Be rattlesnake aware. The San Jacinto form of the Southern Pacific Rattlesnake is the second most dangerous animal in the high country (after human beings). They have a neurotoxic venom, which is considerably more life-threatening than the haemotoxic venom of many lower elevation rattlesnakes. They are now active, especially below 9000′ elevation.
WEATHER Temperatures will remain summer-like for the foreseeable future – it is now summer, after all – but most of the next week will be a few degrees cooler than the past couple of days.

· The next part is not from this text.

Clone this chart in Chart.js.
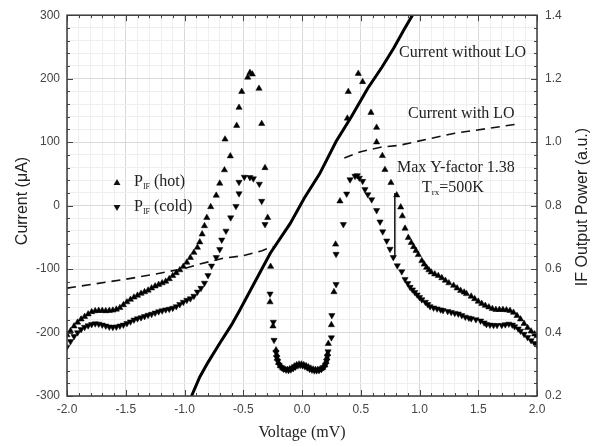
<!DOCTYPE html>
<html><head><meta charset="utf-8">
<script src="https://cdn.jsdelivr.net/npm/chart.js@4.4.1/dist/chart.umd.min.js"></script>
<style>html,body{margin:0;padding:0;background:#fff}#wrap{width:608px;height:447px}</style>
</head><body><div id="wrap"><canvas id="c" width="608" height="447"></canvas></div>
<script>
// ---- data (Voltage in mV, Current in uA, IF power in a.u.) ----
const noLoV = [-0.94,-0.87,-0.80,-0.70,-0.60,-0.53,-0.40,-0.27,-0.10,0.02,0.15,0.29,0.42,0.56,0.68,0.78,0.87,0.94];
const noLoI = [-300,-270,-247,-217,-188,-165,-120,-75,-28,12,50,101,140,185,218,248,278,300];

const withLoV = [-2.0,-1.75,-1.5,-1.25,-1.0,-0.87,-0.67,-0.5,-0.34,-0.25,0.05,0.36,0.5,0.67,0.83,1.0,1.3,1.6,1.85];
const withLoI = [-130,-123,-116,-108,-99,-92,-83,-79,-71,-64,null,75,85,92,95,102,114,122,129];

const hotV = [-2.00,-1.97,-1.94,-1.91,-1.88,-1.85,-1.82,-1.79,-1.76,-1.73,-1.70,-1.67,-1.64,-1.61,-1.58,-1.55,-1.52,-1.49,-1.46,-1.43,-1.40,-1.37,-1.34,-1.31,-1.28,-1.25,-1.22,-1.19,-1.16,-1.13,-1.10,-1.07,-1.04,-1.01,-0.98,-0.95,-0.92,-0.89,-0.87,-0.85,-0.83,-0.81,-0.777,-0.73,-0.70,-0.66,-0.61,-0.655,-0.556,-0.536,-0.513,-0.462,-0.443,-0.423,-0.366,-0.343,-0.315,-0.292,-0.267,-0.272,-0.247,-0.221,
 -0.215,-0.210,-0.200,-0.185,-0.165,-0.145,-0.125,-0.105,-0.085,-0.065,-0.045,-0.025,-0.005,0.015,0.035,0.055,0.075,0.095,0.115,0.135,0.155,0.175,0.195,0.205,0.212,0.218,0.224,
 0.25,0.272,0.286,0.323,0.386,0.394,0.479,0.516,0.587,0.635,0.635,0.684,0.706,0.757,0.806,0.840,0.854,0.877,0.905,0.93,0.95,0.97,0.99,1.02,1.04,1.06,1.08,1.10,1.13,1.16,1.19,1.22,1.25,1.29,1.32,1.35,1.38,1.40,1.44,1.47,1.50,1.53,1.56,1.59,1.62,1.65,1.68,1.71,1.74,1.77,1.80,1.83,1.86,1.89,1.92,1.95,1.98,2.00];
const hotP = [0.392,0.405,0.420,0.432,0.442,0.450,0.458,0.465,0.468,0.469,0.469,0.468,0.469,0.470,0.473,0.478,0.487,0.496,0.504,0.511,0.517,0.523,0.528,0.533,0.540,0.546,0.551,0.556,0.561,0.569,0.579,0.588,0.597,0.608,0.621,0.636,0.652,0.668,0.685,0.710,0.736,0.762,0.796,0.832,0.870,0.912,0.956,1.009,1.052,1.109,1.159,1.204,1.219,1.214,1.169,1.058,0.919,0.762,0.608,0.496,0.420,0.345,
 0.330,0.318,0.305,0.295,0.288,0.284,0.283,0.285,0.289,0.294,0.298,0.300,0.300,0.298,0.295,0.291,0.287,0.284,0.283,0.283,0.285,0.289,0.297,0.308,0.320,0.333,0.365,
 0.424,0.528,0.678,0.814,1.075,1.159,1.216,1.190,1.093,1.046,1.000,0.957,0.913,0.872,0.833,0.795,0.767,0.728,0.699,0.683,0.670,0.658,0.645,0.626,0.615,0.605,0.597,0.590,0.584,0.579,0.572,0.564,0.556,0.548,0.540,0.532,0.527,0.522,0.514,0.506,0.498,0.491,0.485,0.480,0.475,0.472,0.472,0.472,0.471,0.469,0.463,0.453,0.442,0.428,0.415,0.404,0.395,0.390];

const coldV = [-2.00,-1.97,-1.94,-1.91,-1.88,-1.85,-1.82,-1.79,-1.76,-1.73,-1.70,-1.67,-1.64,-1.61,-1.58,-1.55,-1.52,-1.49,-1.46,-1.43,-1.40,-1.37,-1.34,-1.31,-1.28,-1.25,-1.22,-1.19,-1.16,-1.13,-1.10,-1.07,-1.04,-1.01,-0.98,-0.95,-0.92,-0.89,-0.86,-0.83,-0.80,-0.77,-0.73,-0.70,-0.683,-0.647,-0.607,-0.562,-0.536,-0.536,-0.491,-0.443,-0.414,-0.363,-0.343,-0.315,-0.272,-0.244,-0.238,
 -0.222,-0.216,-0.208,-0.195,-0.175,-0.155,-0.135,-0.115,-0.095,-0.075,-0.055,-0.035,-0.015,0.005,0.025,0.045,0.065,0.085,0.105,0.125,0.145,0.165,0.185,0.200,0.210,0.216,0.222,
 0.250,0.254,0.290,0.290,0.352,0.380,0.409,0.451,0.470,0.488,0.516,0.536,0.560,0.593,0.635,0.664,0.687,0.721,0.749,0.777,0.811,0.849,0.877,0.90,0.92,0.94,0.96,0.98,1.00,1.02,1.05,1.07,1.09,1.12,1.15,1.18,1.20,1.24,1.27,1.30,1.33,1.36,1.39,1.42,1.44,1.48,1.52,1.55,1.57,1.60,1.63,1.66,1.70,1.73,1.76,1.79,1.81,1.84,1.86,1.89,1.92,1.95,1.98,2.00];
const coldP = [0.355,0.372,0.388,0.400,0.410,0.417,0.422,0.426,0.428,0.427,0.424,0.421,0.418,0.417,0.418,0.421,0.424,0.429,0.434,0.440,0.444,0.447,0.451,0.455,0.458,0.462,0.466,0.469,0.472,0.474,0.477,0.482,0.489,0.496,0.502,0.507,0.515,0.528,0.540,0.556,0.580,0.610,0.637,0.662,0.692,0.720,0.762,0.798,0.838,0.874,0.890,0.889,0.885,0.868,0.814,0.741,0.522,0.433,0.376,
 0.338,0.322,0.310,0.298,0.290,0.285,0.282,0.281,0.283,0.287,0.292,0.296,0.297,0.296,0.293,0.289,0.285,0.282,0.280,0.280,0.281,0.284,0.290,0.298,0.310,0.324,0.340,
 0.384,0.454,0.552,0.647,0.741,0.837,0.882,0.893,0.895,0.887,0.877,0.851,0.835,0.819,0.785,0.749,0.718,0.689,0.663,0.637,0.611,0.592,0.568,0.555,0.543,0.535,0.527,0.519,0.511,0.504,0.496,0.489,0.482,0.478,0.475,0.472,0.470,0.467,0.464,0.461,0.459,0.454,0.449,0.446,0.444,0.441,0.437,0.431,0.426,0.424,0.423,0.423,0.423,0.425,0.427,0.424,0.419,0.412,0.405,0.395,0.385,0.375,0.366,0.360];

const markV = [0.79,0.79];
const markP = [0.84,0.637];

const xTickLabels = ['-2.0','-1.5','-1.0','-0.5','0.0','0.5','1.0','1.5','2.0'];
const yTickLabels = ['-300','-200','-100','0','100','200','300'];
const y1TickLabels = ['0.2','0.4','0.6','0.8','1.0','1.2','1.4'];

// ---- helpers ----
const pts = (xs, ys) => xs.map((v,i)=>({x:v, y:ys[i]}));
const near = (v, step) => Math.abs(v/step - Math.round(v/step)) < 1e-6;
const majorGrid = '#d9d9d9', minorGrid = '#efefef';
const tickFont = {family:'"Liberation Sans", Arial, sans-serif', size:12};

const decor = {
  id:'decor',
  afterDatasetsDraw(chart){
    const {ctx, chartArea:a, scales:{x,y,y1}} = chart;
    ctx.save();
    // inward ticks
    ctx.strokeStyle='#444'; ctx.lineWidth=1;
    ctx.beginPath();
    x.ticks.forEach(t=>{
      const px=Math.round(x.getPixelForValue(t.value))+0.5;
      const L = near(t.value,0.5)?6:3;
      ctx.moveTo(px,a.bottom); ctx.lineTo(px,a.bottom-L);
      ctx.moveTo(px,a.top); ctx.lineTo(px,a.top+L);
    });
    y.ticks.forEach(t=>{
      const py=Math.round(y.getPixelForValue(t.value))+0.5;
      const L = near(t.value,100)?6:3;
      ctx.moveTo(a.left,py); ctx.lineTo(a.left+L,py);
    });
    y1.ticks.forEach(t=>{
      const py=Math.round(y1.getPixelForValue(t.value))+0.5;
      const L = near(t.value,0.2)?6:3;
      ctx.moveTo(a.right,py); ctx.lineTo(a.right-L,py);
    });
    ctx.stroke();
    // frame
    ctx.strokeStyle='#3a3a3a'; ctx.lineWidth=1.5;
    ctx.strokeRect(a.left,a.top,a.right-a.left,a.bottom-a.top);

    // texts
    ctx.fillStyle='#222';
    const serif = s => s+'px "Liberation Serif", "Times New Roman", serif';
    const sans = s => s+'px "Liberation Sans", Arial, sans-serif';
    ctx.textBaseline='middle';
    ctx.font=serif(16); ctx.textAlign='left';
    ctx.fillText('Current without LO',399,53);
    ctx.fillText('Current with LO',408,114);
    ctx.fillText('Max Y-factor 1.38',397,168);
    // T_rx=500K
    let tx=422;
    ctx.fillText('T',tx,188); tx+=ctx.measureText('T').width;
    ctx.font=serif(9); ctx.fillText('rx',tx,193); tx+=ctx.measureText('rx').width;
    ctx.font=serif(16); ctx.fillText('=500K',tx,188);

    // legend
    const tri = (cx,cy,r,down) => {
      ctx.beginPath();
      const s = down?-1:1;
      ctx.moveTo(cx, cy - s*r);
      ctx.lineTo(cx + r*0.866, cy + s*r*0.5);
      ctx.lineTo(cx - r*0.866, cy + s*r*0.5);
      ctx.closePath(); ctx.fill();
    };
    ctx.fillStyle='#111';
    tri(117,183,4,false); tri(117,207,4,true);
    ctx.fillStyle='#222';
    const legendRow = (yy, label) => {
      let lx=134;
      ctx.font=serif(16); ctx.fillText('P',lx,yy); lx+=ctx.measureText('P').width;
      ctx.font=serif(8); ctx.fillText('IF',lx,yy+5); lx+=ctx.measureText('IF').width+4;
      ctx.font=serif(16); ctx.fillText(label,lx,yy);
    };
    legendRow(182,'(hot)');
    legendRow(207,'(cold)');

    // axis titles
    ctx.textAlign='center';
    ctx.font=serif(16);
    ctx.fillText('Voltage (mV)',302,433);
    ctx.save(); ctx.translate(23,201); ctx.rotate(-Math.PI/2);
    ctx.font=sans(16); ctx.fillText('Current (\u03bcA)',0,0); ctx.restore();
    ctx.save(); ctx.translate(583,207); ctx.rotate(-Math.PI/2);
    ctx.font=sans(16); ctx.fillText('IF Output Power (a.u.)',0,0); ctx.restore();
    ctx.restore();
  }
};

new Chart(document.getElementById('c'), {
  type:'scatter',
  data:{datasets:[
    {label:'Current without LO', data:pts(noLoV,noLoI), yAxisID:'y', showLine:true, borderColor:'#000', borderWidth:3, pointRadius:0, tension:0},
    {label:'Current with LO', data:pts(withLoV,withLoI), yAxisID:'y', showLine:true, spanGaps:false, borderColor:'#111', borderWidth:1.6, borderDash:[9,6], pointRadius:0},
    {label:'Marker', data:pts(markV,markP), yAxisID:'y1', showLine:true, borderColor:'#111', borderWidth:1.5, pointRadius:0},
    {label:'P_IF (hot)', data:pts(hotV,hotP), yAxisID:'y1', pointStyle:'triangle', pointRadius:3.6, backgroundColor:'#000', borderColor:'#000', borderWidth:0.5},
    {label:'P_IF (cold)', data:pts(coldV,coldP), yAxisID:'y1', pointStyle:'triangle', rotation:180, pointRadius:3.6, backgroundColor:'#000', borderColor:'#000', borderWidth:0.5}
  ]},
  options:{
    responsive:false, animation:false, devicePixelRatio:1,
    layout:{padding:{top:13,left:0,right:0,bottom:0}},
    plugins:{legend:{display:false}, tooltip:{enabled:false}},
    scales:{
      x:{type:'linear', min:-2, max:2, position:'bottom',
         afterFit:s=>{s.height=51;},
         ticks:{stepSize:0.1, autoSkip:false, maxRotation:0, padding:6, color:'#444', font:tickFont,
                callback:v=> near(v,0.5) ? xTickLabels[Math.round((v+2)*2)] : ''},
         grid:{drawTicks:false, color:c=> (c.tick && near(c.tick.value,0.5)) ? majorGrid : minorGrid, lineWidth:1},
         border:{display:false}},
      y:{type:'linear', min:-300, max:300, position:'left',
         afterFit:s=>{s.width=67;},
         ticks:{stepSize:20, autoSkip:false, padding:7, color:'#444', font:tickFont,
                callback:v=> near(v,100) ? yTickLabels[Math.round((v+300)/100)] : ''},
         grid:{drawTicks:false, color:c=> (c.tick && near(c.tick.value,100)) ? majorGrid : minorGrid, lineWidth:1},
         border:{display:false}},
      y1:{type:'linear', min:0.2, max:1.4, position:'right',
         afterFit:s=>{s.width=71;},
         ticks:{stepSize:0.04, autoSkip:false, padding:8, color:'#444', font:tickFont,
                callback:v=> near(v,0.2) ? y1TickLabels[Math.round((v-0.2)/0.2)] : ''},
         grid:{display:false, drawTicks:false},
         border:{display:false}}
    }
  },
  plugins:[decor]
});
</script>
</body></html>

No precipitation is in the forecast.
At San Jacinto Peak (10,810’/3295m) today 13th June 2019 at 0925, the air temperature was 59°F (15°C), with a windchill temperature of 55°F (13°C), 11% relative humidity, and a light SW breeze at 3 mph gusting to 5.4 mph.
At the Peak yesterday 12th June 2019 – the warmest day of the year so far at this altitude – at 0925, the air temperature was 59°F (15°C), with a windchill temperature of 58°F (14.5°C), 43% relative humidity, and a very light SW breeze sustained at 1 mph, gusting to 5.8 mph.
The last recent cool day at the Peak was Sunday 9th June, when at 0655 the air temperature was 41.9°F (5.5°C), with a windchill temperature of 31.1°F (-0.5°C), 49% relative humidity, and a stiff East wind of 17 mph gusting to 22.5 mph.
The Pacific Crest Trail, including Fuller Ridge, is clear of snow through the San Jacinto mountains. [UPDATE 14th June: the PCT Section B Trail Crew cleared the remaining six downed trees on Fuller Ridge today, meaning the Fuller Ridge Trail is completely clear of obstructions.]
Deer Springs Trail There are only tiny snow patches from about 8800′ to well above the Fuller Ridge Trail turning at about 9700′. Snow remains more continuous (30% cover) through Little Round Valley but it is virtually snow-free from there to just below San Jacinto Peak. The campsites in LRV are now snow-free.
Tahquitz Peak trail from the PCT/ Chinquapin Flat is clear of snow.
East Ridge Trail from near Miller Peak to San Jacinto Peak remains 50% snow-covered, with some drifted areas still 2-3 feet deep. Descending this route yesterday was largely an exercise in postholing through (flavorless) soft serve ice cream.
Round Valley trail to Wellman Divide has about 10% snow cover in its upper section near the Divide.
Devil’s Slide, South Ridge, Willow Creek, Marion Mountain, Seven Pines, Ernie Maxwell, High, Long Valley, and Skyline trails are all clear of snow.
Note that as of 5th June, Willow Creek Trail has 27 trees down on the trail between Saddle Junction and Hidden Divide, making it slow going and a little hazardous in places. The relevant agencies have been notified.
I surveyed Seven Pines Trail on behalf of the State Park today, and it has 35 trees down, almost all above 7500′ elevation. This trail has been very lightly traveled for many months, and is indistinct in places. Hikers without considerable prior experience of this trail should take great care with routefinding.
South Ridge Road is clear and has been graded, but may require 4WD very near the top due to mud.
Black Mountain Road is easily passable through to at least Fuller Ridge campground.
A reminder that the Caramba Trail from near Reeds Meadow through Laws Camp to Caramba is not maintained. When USFS reopened the trail in November 2018 they made it clear that it would not be maintained for the foreseeable future (and it had been closed since the Mountain Fire in July 2013). The trail is indistinct in places, and hikers without considerable prior experience of this trail should exercise very cautious navigation.